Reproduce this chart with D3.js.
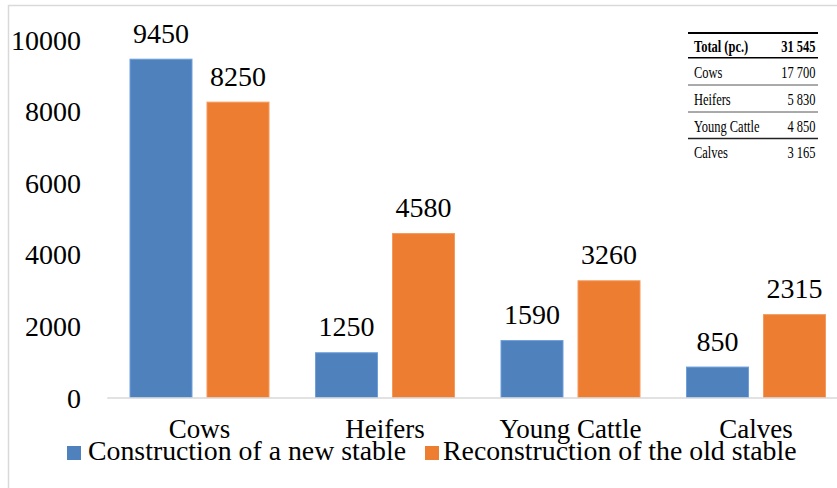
<!DOCTYPE html>
<html>
<head>
<meta charset="utf-8">
<script src="https://cdn.jsdelivr.net/npm/d3@7"></script>
<style>
  body { margin: 0; background: #fff; }
  svg text { font-family: "Liberation Serif", serif; fill: #000; }
</style>
</head>
<body>
<div id="chart"></div>
<script>
// chart data
const categories = ["Cows", "Heifers", "Young Cattle", "Calves"];
const series = ["Construction of a new stable", "Reconstruction of the old stable"];
const newStable = [9450, 1250, 1590, 850];
const oldStable = [8250, 4580, 3260, 2315];
const yTicks = [0, 2000, 4000, 6000, 8000, 10000];

// inset table
const tableHeader = ["Total (pc.)", "31 545"];
const tableRows = ["Cows", "Heifers", "Young Cattle", "Calves"];
const tableValues = ["17 700", "5 830", "4 850", "3 165"];

const colors = ["#4f81bd", "#ed7d31"];
const strokes = ["#6d9fdb", "#f59a5c"];
const serif = '"Liberation Serif", serif';

const W = 837, H = 488;

const svg = d3.select("#chart")
  .append("svg")
    .attr("width", W)
    .attr("height", H)
    .attr("font-family", serif);

// outer frame (cut off at right and bottom)
svg.append("path")
  .attr("d", `M8.5,${H} V5.5 H${W}`)
  .attr("fill", "none")
  .attr("stroke", "#d9d9d9")
  .attr("stroke-width", 1.5);

// scales
const x = d3.scaleBand()
  .domain(categories)
  .range([106.75, 848.75])
  .padding(0);

const xSub = d3.scaleBand()
  .domain(series)
  .range([23.25, 162.25])
  .paddingInner(15 / 77)
  .paddingOuter(0);

const y = d3.scaleLinear()
  .domain([0, 10000])
  .range([397.5, 39.5]);

// y axis (labels only)
const yAxis = svg.append("g")
  .attr("transform", "translate(106,0)")
  .call(d3.axisLeft(y).tickValues(yTicks).tickFormat(d3.format("d")).tickSize(0).tickPadding(25));
yAxis.attr("font-family", serif);
yAxis.select(".domain").remove();
yAxis.selectAll("text")
  .style("font-family", serif)
  .style("font-size", "28px")
  .attr("dy", "0.34em");

// bars
const rows = categories.map((c, i) => ({cat: c, vals: [newStable[i], oldStable[i]]}));

const groups = svg.append("g")
  .selectAll("g")
  .data(rows)
  .join("g")
    .attr("transform", d => `translate(${x(d.cat)},0)`);

groups.selectAll("rect")
  .data(d => d.vals.map((v, j) => ({s: series[j], v: v, j: j})))
  .join("rect")
    .attr("x", d => xSub(d.s))
    .attr("y", d => y(d.v))
    .attr("width", xSub.bandwidth())
    .attr("height", d => y(0) - y(d.v))
    .attr("fill", d => colors[d.j])
    .attr("stroke", d => strokes[d.j])
    .attr("stroke-width", 1);

// value labels
groups.selectAll("text.val")
  .data(d => d.vals.map((v, j) => ({s: series[j], v: v, j: j})))
  .join("text")
    .attr("class", "val")
    .attr("x", d => xSub(d.s) + xSub.bandwidth() / 2)
    .attr("y", d => y(d.v) - 16.5)
    .attr("text-anchor", "middle")
    .style("font-family", serif)
    .style("font-size", "28px")
    .text(d => d.v);

// x axis
const xAxis = svg.append("g")
  .attr("transform", "translate(0,397.5)")
  .call(d3.axisBottom(x).tickSize(0).tickSizeOuter(0).tickPadding(21));
xAxis.attr("font-family", serif);
xAxis.select(".domain")
  .attr("stroke", "#d9d9d9")
  .attr("stroke-width", 1.5);
xAxis.selectAll("text")
  .style("font-family", serif)
  .style("font-size", "27px");

// legend
const legendPos = [{sq: 67, tx: 88}, {sq: 425, tx: 443}];
const legend = svg.append("g")
  .selectAll("g")
  .data(series)
  .join("g");
legend.append("rect")
  .attr("x", (d, i) => legendPos[i].sq)
  .attr("y", 446)
  .attr("width", 14)
  .attr("height", 14)
  .attr("fill", (d, i) => colors[i]);
legend.append("text")
  .attr("x", (d, i) => legendPos[i].tx)
  .attr("y", 460)
  .style("font-family", serif)
  .style("font-size", "27.8px")
  .text(d => d);

// inset table
const tbl = svg.append("g");
const tLeft = 688, tRight = 818, tText = 694, tVal = 815.5;
const lineYs = [33, 57.7, 85, 112, 138.5];
const lineW = [2, 1.5, 1, 1, 1.5];
const lineC = ["#000", "#000", "#555", "#555", "#222"];
lineYs.forEach((ly, i) => {
  tbl.append("line")
    .attr("x1", tLeft).attr("x2", tRight)
    .attr("y1", ly).attr("y2", ly)
    .attr("stroke", lineC[i])
    .attr("stroke-width", lineW[i]);
});
const baseYs = [51.5, 77.5, 104.5, 131.5, 158];
const tCells = [tableHeader].concat(tableRows.map((r, i) => [r, tableValues[i]]));
tCells.forEach((cells, i) => {
  tbl.append("text")
    .attr("transform", `translate(${tText},${baseYs[i]}) scale(0.78,1)`)
    .style("font-family", serif)
    .style("font-size", "16px")
    .style("font-weight", i === 0 ? "bold" : "normal")
    .text(cells[0]);
  tbl.append("text")
    .attr("transform", `translate(${tVal},${baseYs[i]}) scale(0.78,1)`)
    .attr("text-anchor", "end")
    .style("font-family", serif)
    .style("font-size", "16px")
    .style("font-weight", i === 0 ? "bold" : "normal")
    .text(cells[1]);
});
</script>
</body>
</html>
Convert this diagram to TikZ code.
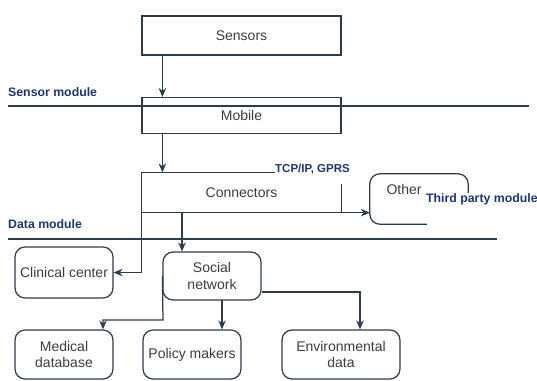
\documentclass[tikz,border=0pt]{standalone}
\usepackage{fontspec}
\setmainfont{Liberation Sans}
\usetikzlibrary{arrows.meta,calc}
\definecolor{lncol}{HTML}{2E3B4A}
\definecolor{txcol}{HTML}{3C3C3C}
\definecolor{labcol}{HTML}{1E3575}
\begin{document}
\begin{tikzpicture}[x=1pt,y=-1pt,
  font=\fontsize{14}{16.5}\selectfont,
  wire/.style={draw=lncol, line width=1.25pt},
  box/.style={wire, text=txcol, inner sep=0pt, align=center,
              minimum width=98pt, minimum height=49pt},
  rbox/.style={box, rounded corners=10pt},
  sqbox/.style={box, minimum width=199pt, minimum height=39pt},
  arr/.style={wire, -{Stealth[length=9pt,width=7.5pt]}},
  lbl/.style={text=labcol, inner sep=0pt, font=\bfseries\fontsize{12.3}{14}\selectfont}]
\useasboundingbox (0,0) rectangle (537,380);

% module separators
\draw[wire] (8,106) -- (529,106);
\draw[wire] (8,239) -- (497,239);
\node[lbl, anchor=west] (sensmod) at (8,92) {Sensor module};
\node[lbl, anchor=west] (datamod) at (8,224) {Data module};

% top boxes
\node[sqbox] (sensors) at (241.5,35.5) {Sensors};
\node[sqbox, minimum height=36pt] (mobile) at (241.5,115.6) {Mobile};
\node[box, draw=none, minimum width=199pt, minimum height=39pt] (conn) at (241.5,192.5) {Connectors};

\draw[arr] ($(sensors.south west)+(21,0)$) -- ($(mobile.north west)+(21,0)$);
\draw[arr] ($(mobile.south west)+(21,0)$) -- ($(conn.north west)+(21,0)$);

% connectors outline
\node[lbl, anchor=west, font=\bfseries\fontsize{11.5}{13}\selectfont] (tcp) at (275,169) {TCP/IP, GPRS};
\draw[wire] (conn.north west) -- (tcp.west |- conn.north);
\draw[wire] (conn.south east) -- ++(0,-29);

% other / third party
\node[minimum width=98pt, minimum height=50pt, inner sep=0pt] (other) at (419,199) {};
\draw[wire, rounded corners=10pt] ($(other.north east)+(0,19)$) -- (other.north east)
   -- (other.north west) -- (other.south west) -- ($(other.south west)+(57,0)$);
\node[text=txcol, anchor=center] (otherlabel) at (404,189) {Other};
\node[lbl, anchor=west] (third) at (426,199) {Third party module};
\draw[arr] (conn.south west) -- (other.west |- conn.south);

% data module boxes
\node[rbox, minimum height=51pt] (clin) at (64,272.5) {Clinical center};
\node[rbox, minimum height=48pt] (social) at (212,276) {Social\\network};
\node[rbox] (medical) at (64,354.5) {Medical\\database};
\node[rbox] (policy) at (192,354.5) {Policy makers};
\node[rbox, minimum width=118pt] (env) at (341,354.5) {Environmental\\data};

\draw[arr] (conn.north west) -- (conn.north west |- clin.east) -- (clin.east);
\coordinate (cdown) at (182,212);
\draw[arr] (cdown) -- (cdown |- social.north);

% social network fan-out
\coordinate (mbend) at (163,320);
\coordinate (mtop) at (103,320);
\draw[arr] (social.west) -- (mbend) -- (mtop) -- (mtop |- medical.north);
\coordinate (pdown) at (222,300);
\draw[arr] (pdown) -- (pdown |- policy.north);
\coordinate (eright) at (360,292);
\draw[arr] (social.east |- eright) -- (eright) -- (eright |- env.north);
\end{tikzpicture}
\end{document}
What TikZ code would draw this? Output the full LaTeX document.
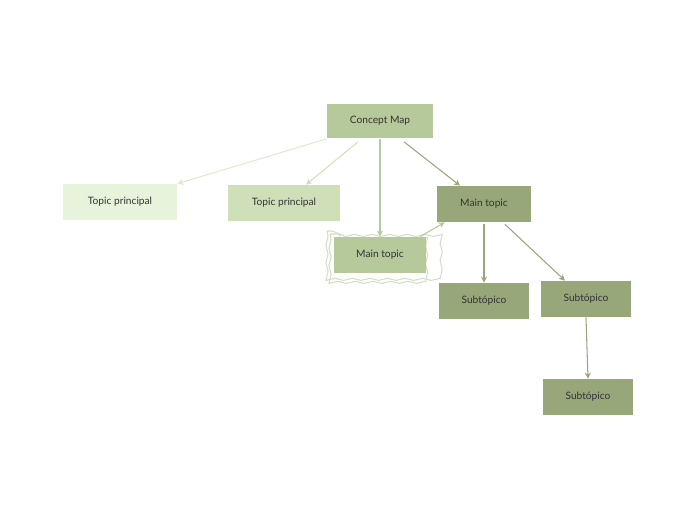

### [WHAT YOU WILL DO]
Copy the lines above exactly, starting at the one with "Convert this diagram to TikZ code." and ending at the one with "anchor=west] (datamod) at", both included. Leave out any pictures and add nothing else.

### [SOLVED PROBLEM]
Convert this diagram to TikZ code.
\documentclass[tikz,border=0pt]{standalone}
\usepackage{fontspec}
\setmainfont{Liberation Sans}
\usetikzlibrary{arrows.meta,calc}
\definecolor{lncol}{HTML}{2E3B4A}
\definecolor{txcol}{HTML}{3C3C3C}
\definecolor{labcol}{HTML}{1E3575}
\begin{document}
\begin{tikzpicture}[x=1pt,y=-1pt,
  font=\fontsize{14}{16.5}\selectfont,
  wire/.style={draw=lncol, line width=1.25pt},
  box/.style={wire, text=txcol, inner sep=0pt, align=center,
              minimum width=98pt, minimum height=49pt},
  rbox/.style={box, rounded corners=10pt},
  sqbox/.style={box, minimum width=199pt, minimum height=39pt},
  arr/.style={wire, -{Stealth[length=9pt,width=7.5pt]}},
  lbl/.style={text=labcol, inner sep=0pt, font=\bfseries\fontsize{12.3}{14}\selectfont}]
\useasboundingbox (0,0) rectangle (537,380);

% module separators
\draw[wire] (8,106) -- (529,106);
\draw[wire] (8,239) -- (497,239);
\node[lbl, anchor=west] (sensmod) at (8,92) {Sensor module};
\node[lbl, anchor=west] (datamod) at (8,224) {Data module};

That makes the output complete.